O tempo e a distância, nem sempre perdoam!

Não temos controle sobre os nossos destinos, como a prima dela e meu irmão, não tiveram, por razões completamente diferentes.

Nós também não ficamos juntos…..

E o tempo voa! e muitos e muitos anos se passaram….

Até que dia destes, abrindo o Facebook, vejo que uma de suas filhas, havia se casado.

Olho algumas fotos postadas e me fixo numa delas em que ela aparece com a filha no altar. Impossível não recordar tudo isso que se passou quando vejo como mãe e filha se parecem tanto.

Vejo na filha aquele mesmo rostinho, aqueles mesmos olhos verdes que conheci através do muro de casa, há tantos e tantos anos atrás.

Inevitavelmente me vem à memória uma das últimas vezes em que nos vimos, exatamente aquele dia em lhe dei o meu primeiro e único presente, a toalhinha de crochê.

Imediatamente me ocorre que ainda tenho guardado aquela caixa com os crochês, na qual, minha mãe guardava os trabalhos ganhos da nossa vizinha.

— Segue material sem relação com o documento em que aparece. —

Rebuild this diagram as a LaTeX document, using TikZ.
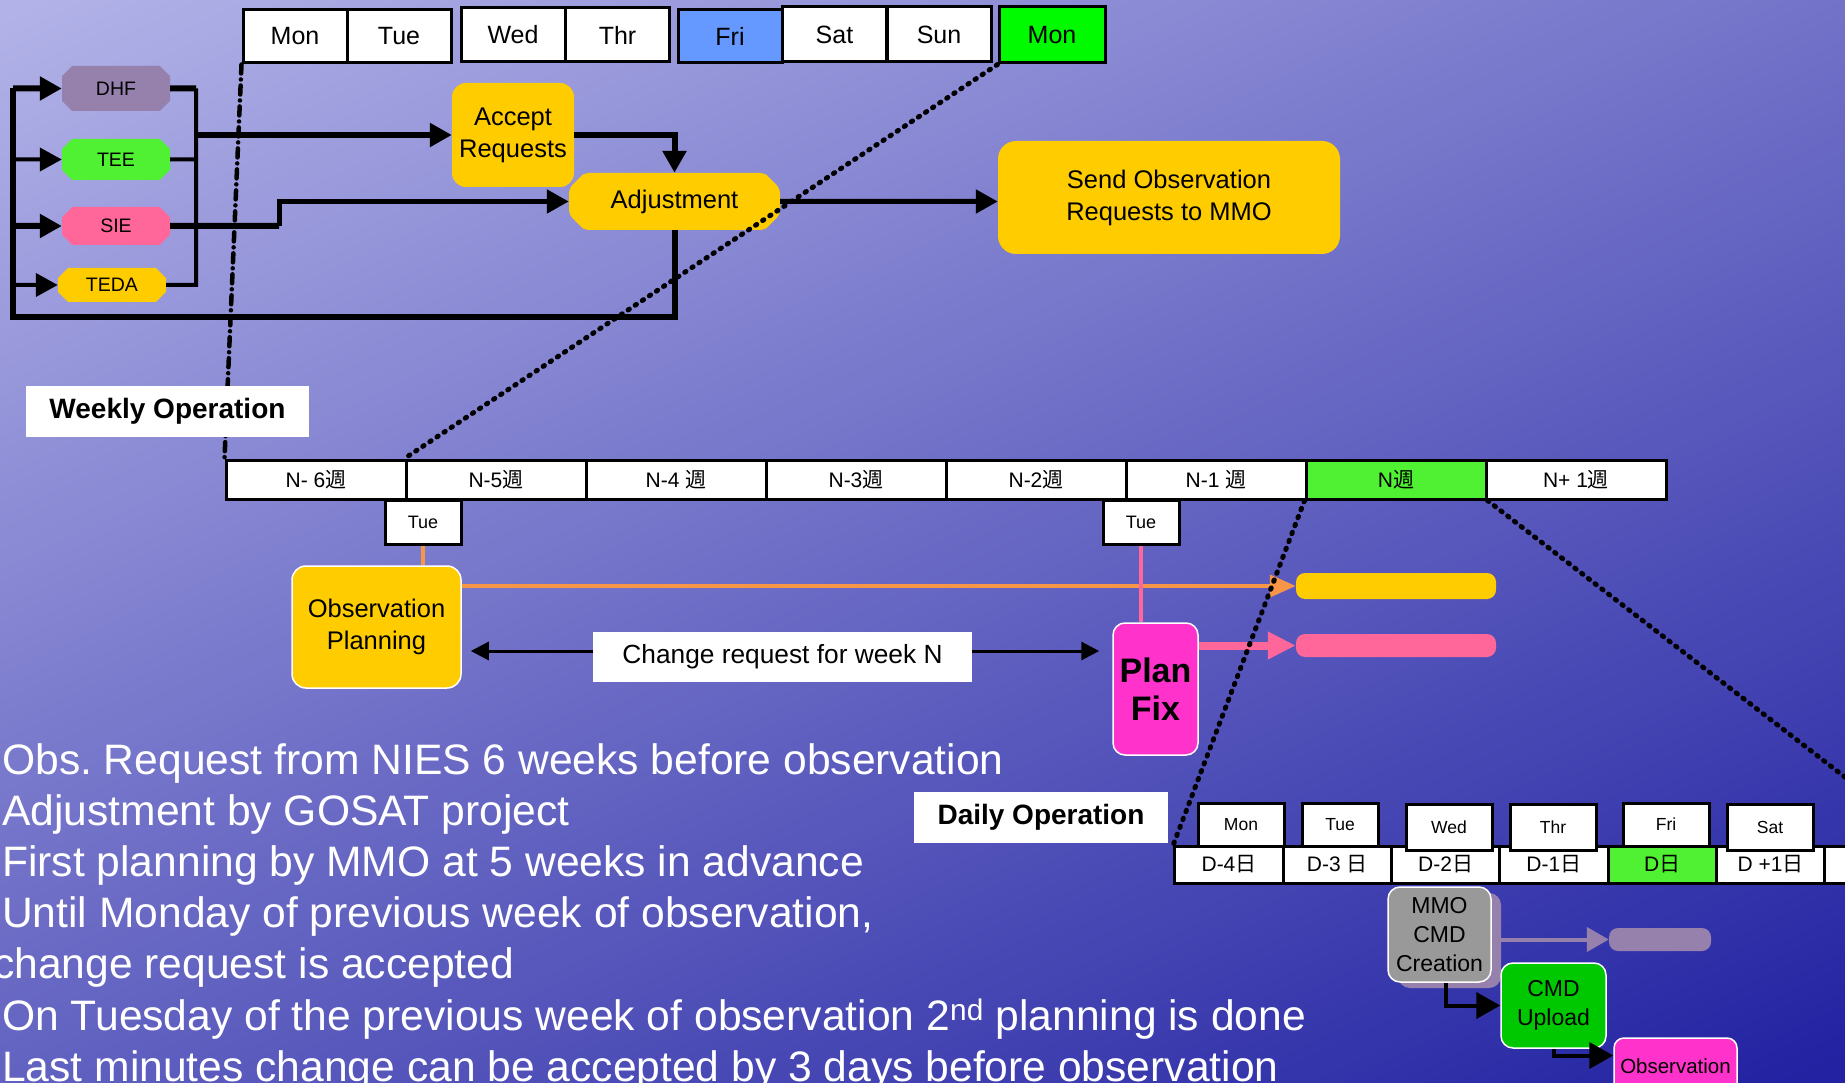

Muito curioso, vou até o meu armário onde a tenho guardada, abro a caixa e logo em cima vejo várias daquelas toalhinhas.

Pego uma delas nas mãos e surpreso vejo que é exatamente como aquela que dei a ela de presente, naquele seu dia de aniversário.

A mesma toalhinha de crochê com o coração vermelho no seu centro!

Será coincidência ou uma brincadeira do destino? Não sei…..

Prefiro terminar dando crédito à sensibilidade de Pablo Neruda:

‘Dois amantes que foram felizes não têm fim nem morte, eles nascem e morrem tantas vezes enquanto vivem, pois são eternos como é eterna a natureza.’